Townstone’s statement on the website accuses the CFPB of using fair lending laws to attack the First Amendment right to free speech of everyone in the financial services industry.
“The CFPB claims that several discussions on Townstone’s radio show and podcast relating to current events, such as the crime rate in Chicago and in support of the police, which lasted only a few minutes out of hundreds of hours of broadcasting, violated the Equal Credit Opportunity Act,” the statement said. “The CFPB wants to make it the law that speech about the crime rate in our cities is discriminatory against African Americans and illegal! Please donate to stop the CFPB.
“In addition, the CFPB says Townstone did not receive enough applications from African Americans despite Townstone’s business model which is to advertise on the largest Chicago AM radio stations seven days a week, whose signal hits every Zip code in Chicagoland and reaches several other states.

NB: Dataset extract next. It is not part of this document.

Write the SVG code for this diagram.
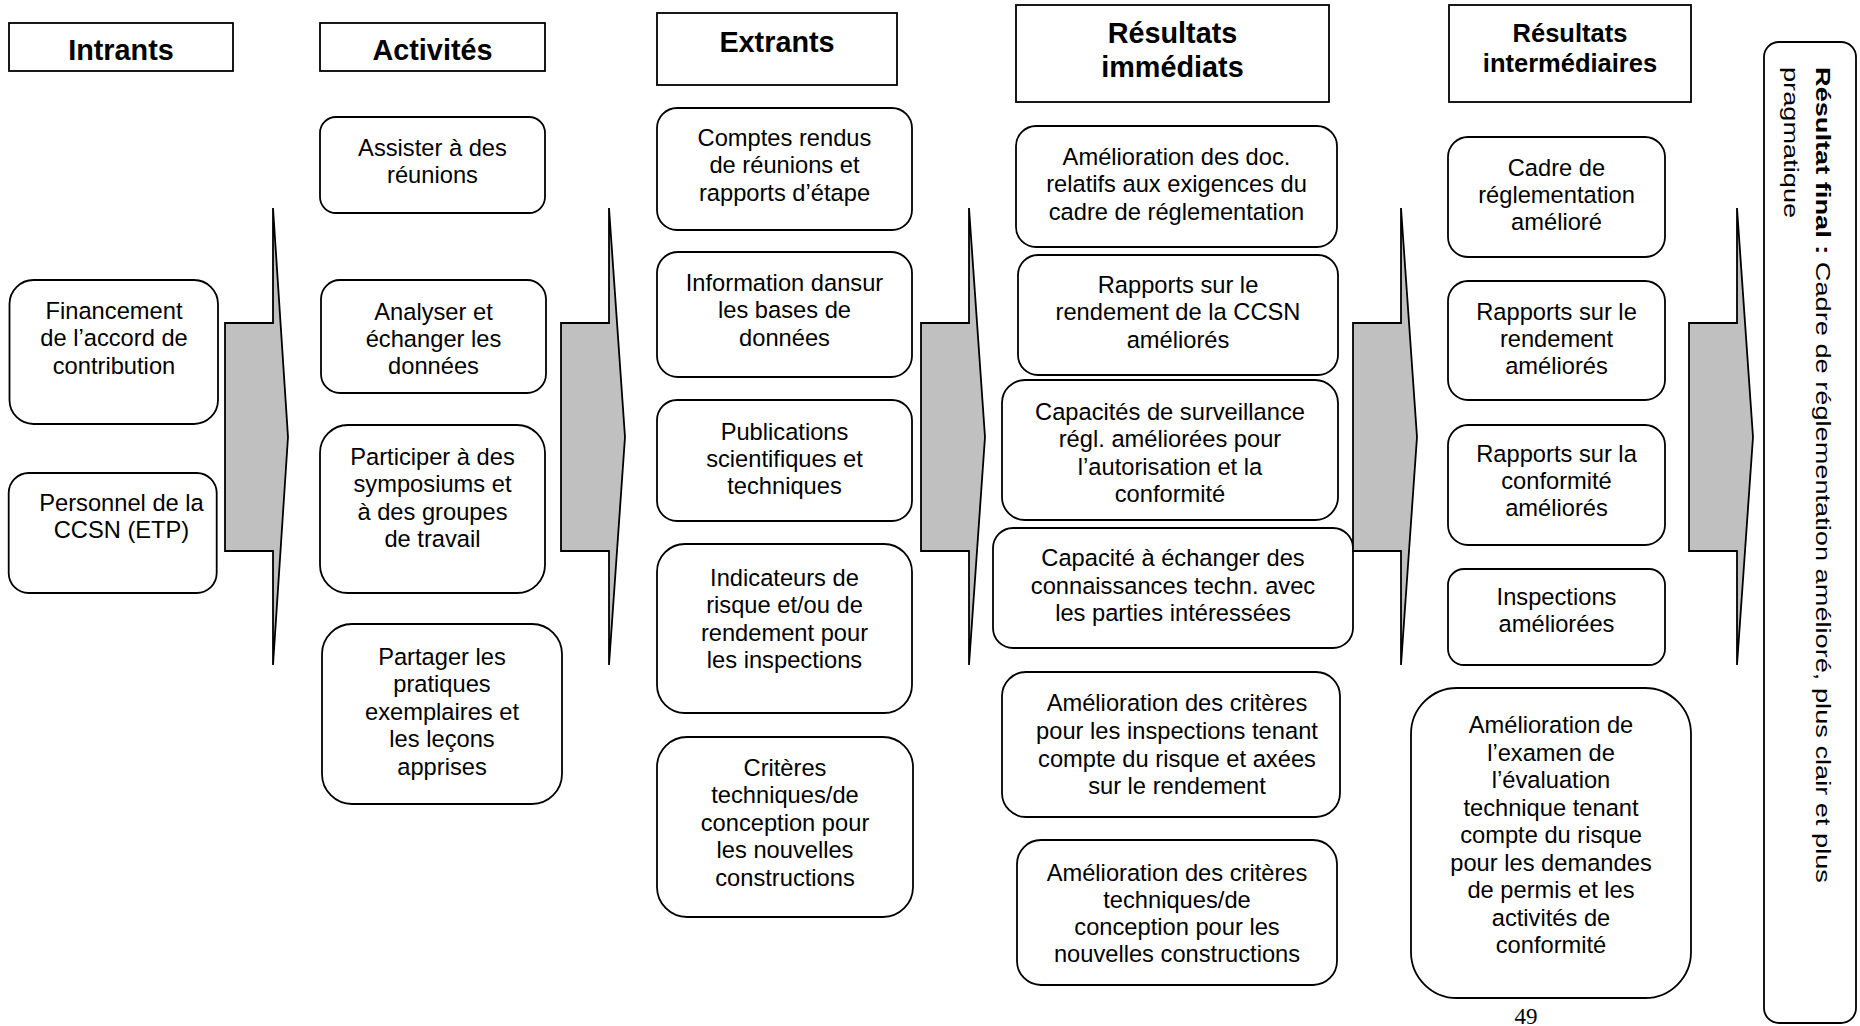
<svg xmlns="http://www.w3.org/2000/svg" width="1860" height="1026" viewBox="0 0 1860 1026">
<style>
.bg{fill:#fff}
.box{fill:#fff;stroke:#000;stroke-width:1.8}
.t{font-family:"Liberation Sans",Arial,sans-serif;font-size:23.7px;text-anchor:middle;fill:#000}
.h{font-family:"Liberation Sans",Arial,sans-serif;font-weight:bold;font-size:28.8px;text-anchor:middle;fill:#000}
.h2{font-size:25.5px}
.arrow{fill:#c0c0c0;stroke:#000;stroke-width:1.8;stroke-linejoin:miter}
.fin{font-family:"Liberation Sans",Arial,sans-serif;font-size:20px;fill:#000}
.pg{font-family:"Liberation Serif","Times New Roman",serif;font-size:23px;text-anchor:middle;fill:#000}
</style>
<rect class="bg" x="0" y="0" width="1860" height="1026"/>

<g id="headers">
<g id="h-intrants"><rect class="box" x="9" y="23" width="224" height="48"/><text class="h" x="121" y="60">Intrants</text></g>
<g id="h-activites"><rect class="box" x="320" y="23" width="225" height="48"/><text class="h" x="432.5" y="60">Activités</text></g>
<g id="h-extrants"><rect class="box" x="657" y="13" width="240" height="72"/><text class="h" x="777" y="52">Extrants</text></g>
<g id="h-immediats"><rect class="box" x="1016" y="5" width="313" height="97"/><text class="h" x="1172.5" y="43">Résultats</text><text class="h" x="1172.5" y="77">immédiats</text></g>
<g id="h-intermediaires"><rect class="box" x="1449" y="5" width="242" height="97"/><text class="h h2" x="1570" y="42">Résultats</text><text class="h h2" x="1570" y="72">intermédiaires</text></g>
</g>

<g id="nodes">
<g id="n-financement"><rect class="box" x="9.5" y="280" width="208.5" height="144" rx="24"/>
<text class="t"><tspan x="114" y="319">Financement</tspan><tspan x="114" y="346.4">de l’accord de</tspan><tspan x="114" y="373.8">contribution</tspan></text></g>
<g id="n-personnel"><rect class="box" x="8.7" y="473" width="208" height="120" rx="20"/>
<text class="t"><tspan x="121.5" y="511">Personnel de la</tspan><tspan x="121.5" y="538">CCSN (ETP)</tspan></text></g>

<g id="n-assister"><rect class="box" x="320" y="117" width="225" height="96" rx="16"/>
<text class="t"><tspan x="432.5" y="156">Assister à des</tspan><tspan x="432.5" y="183">réunions</tspan></text></g>
<g id="n-analyser"><rect class="box" x="321" y="280" width="225" height="113" rx="19"/>
<text class="t"><tspan x="433.5" y="320">Analyser et</tspan><tspan x="433.5" y="347">échanger les</tspan><tspan x="433.5" y="374">données</tspan></text></g>
<g id="n-participer"><rect class="box" x="320" y="425" width="225" height="168" rx="28"/>
<text class="t"><tspan x="432.5" y="465">Participer à des</tspan><tspan x="432.5" y="492">symposiums et</tspan><tspan x="432.5" y="520">à des groupes</tspan><tspan x="432.5" y="547">de travail</tspan></text></g>
<g id="n-partager"><rect class="box" x="322" y="624" width="240" height="180" rx="30"/>
<text class="t"><tspan x="442" y="665">Partager les</tspan><tspan x="442" y="692">pratiques</tspan><tspan x="442" y="720">exemplaires et</tspan><tspan x="442" y="747">les leçons</tspan><tspan x="442" y="775">apprises</tspan></text></g>

<g id="n-comptes"><rect class="box" x="657" y="108" width="255" height="122" rx="20"/>
<text class="t"><tspan x="784.5" y="146">Comptes rendus</tspan><tspan x="784.5" y="173">de réunions et</tspan><tspan x="784.5" y="201">rapports d’étape</tspan></text></g>
<g id="n-information"><rect class="box" x="657" y="252" width="255" height="125" rx="21"/>
<text class="t"><tspan x="784.5" y="291">Information dansur</tspan><tspan x="784.5" y="318">les bases de</tspan><tspan x="784.5" y="346">données</tspan></text></g>
<g id="n-publications"><rect class="box" x="657" y="400" width="255" height="121" rx="20"/>
<text class="t"><tspan x="784.5" y="440">Publications</tspan><tspan x="784.5" y="467">scientifiques et</tspan><tspan x="784.5" y="494">techniques</tspan></text></g>
<g id="n-indicateurs"><rect class="box" x="657" y="544" width="255" height="169" rx="28"/>
<text class="t"><tspan x="784.5" y="586">Indicateurs de</tspan><tspan x="784.5" y="613">risque et/ou de</tspan><tspan x="784.5" y="641">rendement pour</tspan><tspan x="784.5" y="668">les inspections</tspan></text></g>
<g id="n-criteres"><rect class="box" x="657" y="737" width="256" height="180" rx="30"/>
<text class="t"><tspan x="785" y="776">Critères</tspan><tspan x="785" y="803">techniques/de</tspan><tspan x="785" y="831">conception pour</tspan><tspan x="785" y="858">les nouvelles</tspan><tspan x="785" y="886">constructions</tspan></text></g>

<g id="n-amel-doc"><rect class="box" x="1016" y="126" width="321" height="121" rx="20"/>
<text class="t"><tspan x="1176.5" y="165">Amélioration des doc.</tspan><tspan x="1176.5" y="192">relatifs aux exigences du</tspan><tspan x="1176.5" y="220">cadre de réglementation</tspan></text></g>
<g id="n-rapports-ccsn"><rect class="box" x="1018" y="255" width="320" height="120" rx="20"/>
<text class="t"><tspan x="1178" y="293">Rapports sur le</tspan><tspan x="1178" y="320">rendement de la CCSN</tspan><tspan x="1178" y="348">améliorés</tspan></text></g>
<g id="n-surveillance"><rect class="box" x="1002" y="380" width="336" height="140" rx="23"/>
<text class="t"><tspan x="1170" y="420">Capacités de surveillance</tspan><tspan x="1170" y="447">régl. améliorées pour</tspan><tspan x="1170" y="475">l’autorisation et la</tspan><tspan x="1170" y="502">conformité</tspan></text></g>
<g id="n-echanger"><rect class="box" x="993" y="528" width="360" height="120" rx="20"/>
<text class="t"><tspan x="1173" y="566">Capacité à échanger des</tspan><tspan x="1173" y="594">connaissances techn. avec</tspan><tspan x="1173" y="621">les parties intéressées</tspan></text></g>
<g id="n-amel-insp"><rect class="box" x="1002" y="672" width="338" height="145" rx="24"/>
<text class="t"><tspan x="1177" y="711">Amélioration des critères</tspan><tspan x="1177" y="739">pour les inspections tenant</tspan><tspan x="1177" y="767">compte du risque et axées</tspan><tspan x="1177" y="794">sur le rendement</tspan></text></g>
<g id="n-amel-tech"><rect class="box" x="1017" y="840" width="320" height="145" rx="24"/>
<text class="t"><tspan x="1177" y="881">Amélioration des critères</tspan><tspan x="1177" y="908">techniques/de</tspan><tspan x="1177" y="935">conception pour les</tspan><tspan x="1177" y="962">nouvelles constructions</tspan></text></g>

<g id="n-cadre"><rect class="box" x="1448" y="137" width="217" height="120" rx="20"/>
<text class="t"><tspan x="1556.5" y="176">Cadre de</tspan><tspan x="1556.5" y="203">réglementation</tspan><tspan x="1556.5" y="230">amélioré</tspan></text></g>
<g id="n-rapports-rend"><rect class="box" x="1448" y="281" width="217" height="119" rx="20"/>
<text class="t"><tspan x="1556.5" y="320">Rapports sur le</tspan><tspan x="1556.5" y="347">rendement</tspan><tspan x="1556.5" y="374">améliorés</tspan></text></g>
<g id="n-rapports-conf"><rect class="box" x="1448" y="425" width="217" height="120" rx="20"/>
<text class="t"><tspan x="1556.5" y="462">Rapports sur la</tspan><tspan x="1556.5" y="489">conformité</tspan><tspan x="1556.5" y="516">améliorés</tspan></text></g>
<g id="n-inspections"><rect class="box" x="1448" y="569" width="217" height="96" rx="16"/>
<text class="t"><tspan x="1556.5" y="605">Inspections</tspan><tspan x="1556.5" y="632">améliorées</tspan></text></g>
<g id="n-examen"><rect class="box" x="1411" y="688" width="280" height="310" rx="46"/>
<text class="t"><tspan x="1551" y="733">Amélioration de</tspan><tspan x="1551" y="760.5">l’examen de</tspan><tspan x="1551" y="788">l’évaluation</tspan><tspan x="1551" y="815.5">technique tenant</tspan><tspan x="1551" y="843">compte du risque</tspan><tspan x="1551" y="870.5">pour les demandes</tspan><tspan x="1551" y="898">de permis et les</tspan><tspan x="1551" y="925.5">activités de</tspan><tspan x="1551" y="953">conformité</tspan></text></g>

<g id="n-final"><rect class="box" x="1764" y="42" width="92" height="981" rx="15"/>
<text class="fin" transform="translate(1816,67) rotate(90) scale(1.36,1)"><tspan font-weight="bold">Résultat final :</tspan> Cadre de réglementation amélioré, plus clair et plus</text>
<text class="fin" transform="translate(1784,67) rotate(90) scale(1.36,1)">pragmatique</text></g>
</g>

<g id="connectors">
<polygon class="arrow" points="225,323 273,323 273,208 288,437 273,665 273,551 225,551"/>
<polygon class="arrow" points="561,323 609,323 609,208 625,437 609,665 609,551 561,551"/>
<polygon class="arrow" points="921,323 969,323 969,208 985,437 969,665 969,551 921,551"/>
<polygon class="arrow" points="1353,323 1401,323 1401,208 1417,437 1401,665 1401,551 1353,551"/>
<polygon class="arrow" points="1689,323 1737,323 1737,208 1753,437 1737,665 1737,551 1689,551"/>
</g>

<text class="pg" x="1526" y="1024">49</text>
</svg>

The programming on these stations ranges from all of the major Chicago sports teams’ broadcasts to normal every day talk radio.
“All of us have to understand that if Townstone has to settle because of the financial strain of this lawsuit, this dangerous CFPB legal theory that tramples on the First Amendment will filter down to businesses in the financial services industry and other industries. Please donate to stop the CFPB.”

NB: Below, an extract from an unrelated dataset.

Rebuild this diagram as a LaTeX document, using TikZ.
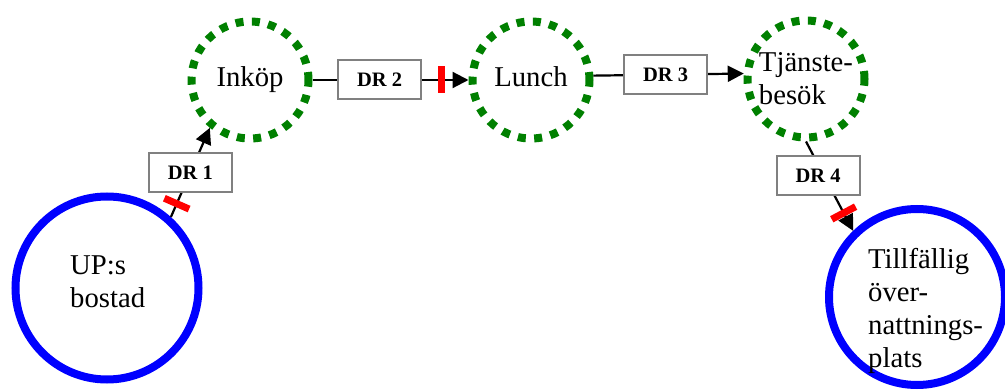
\documentclass[tikz,border=0pt]{standalone}
\usepackage{fontspec}
\setmainfont{Liberation Serif}
\usetikzlibrary{arrows.meta}

\definecolor{dotgreen}{RGB}{0,128,0}
\newcommand\platsfont{\fontsize{28.7}{33}\selectfont}
\newcommand\drfont{\fontsize{20.5}{24}\selectfont\bfseries}

\begin{document}
\begin{tikzpicture}[x=1pt, y=-1pt,
    hem/.style={circle, draw=blue, line width=8pt, inner sep=0pt},
    plats/.style={circle, draw=dotgreen, line width=8pt, dash pattern=on 8pt off 8.4pt,
        minimum size=117pt, inner sep=0pt, font=\platsfont},
    drbox/.style={draw=black!50, line width=2pt, fill=white, minimum width=83pt,
        minimum height=39pt, inner sep=0pt, font=\drfont},
    resa/.style={line width=2.2pt, -{Triangle[length=16pt,width=16pt]}},
    stopp/.style={fill=red, minimum width=7pt, minimum height=27pt, inner sep=0pt, sloped}]

    \useasboundingbox (0,0) rectangle (1005,390);

    % Platser
    \node[hem, minimum size=183pt] (bostad) at (107,288) {};
    \node[anchor=north west, inner sep=0pt, align=left, font=\platsfont] (bostadtext)
        at ([shift={(-37,-32)}]bostad.center) {UP:s\\bostad};
    \node[plats, text depth=6pt] (inkop) at (250,80) {Inköp};
    \node[plats, text depth=6pt] (lunch) at (531,80) {Lunch};
    \node[plats, align=left] (tjanst) at (806,79) {Tjänste-\\besök};
    \node[hem, minimum size=176pt] (tillf) at (917,297) {};
    \node[anchor=north west, inner sep=0pt, align=left, font=\platsfont] (tillftext)
        at ([shift={(-49,-49)}]tillf.center) {Tillfällig\\över-\\nattnings-\\plats};

    % Resor
    \draw[resa] (bostad.48) -- node[pos=0.15, stopp] {} node[midway, drbox] {DR 1} (inkop.230);
    \draw[resa] (inkop.east) -- node[pos=0.43, drbox] {DR 2} node[pos=0.83, stopp] {} (lunch.west);
    \draw[resa] (lunch.4) -- node[pos=0.48, drbox] {DR 3} (tjanst.175);
    \draw[resa] (tjanst.south) -- node[pos=0.385, drbox, xshift=-6pt] {DR 4}
        node[pos=0.8, stopp] {} (tillf.134);

\end{tikzpicture}
\end{document}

Townstone’s attorneys alleged the CFPB is using its lawsuit to require:
- New hiring demographic quotas based on race and ethnicity
- Requirements to advertise specifically to every racial group and demographic
- An advertising “Equal Time” Rule requiring financial services companies to advertise based on the political leanings of each media outlet.
“Please understand that if Townstone has to settle, this CFPB legal theory will be used for hiring quotas and advertising based on politics in the financial services industry, and other industries,” the attorneys added on the website.
Townstone attorneys added that the settlement would mean:
- Business owners would be forced to advertise equally based on the political leanings of their media outlets. For example, if you are on Fox News, you would need to make sure your advertisements are on an equal amount of time on MSNBC or CNN.
- Business owners would be forced to advertise in areas based only on demographics rather than sound business judgment and profitability.
- Business owners would be forced to hire employees based on race and ethnicity rather than qualifications.
Townstone co-counsel are arguing the bureau was using the case to drive advertising away from conservative talk radio, and that the company did, in fact, make active efforts to reach minority audiences.
Townstone alleged the case is based entirely on the fact the company advertised primarily on AM-560, a Salem media radio station, and its owner and staff engaged in speech with which Democrats disagreed.
Townstone also claimed the lawsuit could impose a new Equal Time Rule for the industry’s marketing. The Equal Time Rule is a portion of the Communications Act of 1934 which provides that broadcast licensees must permit equal use of broadcast facilities to all legally qualified candidates for political office and that the broadcast licensee may not censor the candidates’ messages, and the action would establish similar practices as a determination for discrimination in advertising under ECOA.
The statement claims the CFPB referred the investigation, which began in 2017, to the Justice Department but that the department declined to pursue action. Townstone Financial advertised on a number of different radio stations in the Chicago market, including news talk stations AM-720 and AM-890 and sports talk station AM-670. At issue in the CFPB’s investigation, however, was Townstone’s advertising on news talk station AM-560, a conservative radio station.
Townstone also disputed the CFPB’s complaint which said that it did not employ an African-American loan officer, saying the company has employed an African American loan processor in the past, as well as other minority employees, including Hispanic loan officers and Asian employees.
Townstone disputed the CFPB’s allegations that the statements it referenced, which were made on the radio show, were racist. Rather, it said, “the comments are fact-based, citing facts about societal problems in the South Side of Chicago area with violence and the lack of adequate grocery stores.”
The CFPB alleged that Townstone drew fewer mortgage applications from African Americans during the time period that other lenders in the Chicago metropolitan statistical area (MSA). The complaint said analyses of Townstone’s mortgage-loan applications in the Chicago MSA, as compared to its peer lenders during the relevant period, showed disparities between Townstone and its peers that are “statistically significant.”
A CFPB spokesperson said the bureau does not comment on pending litigation.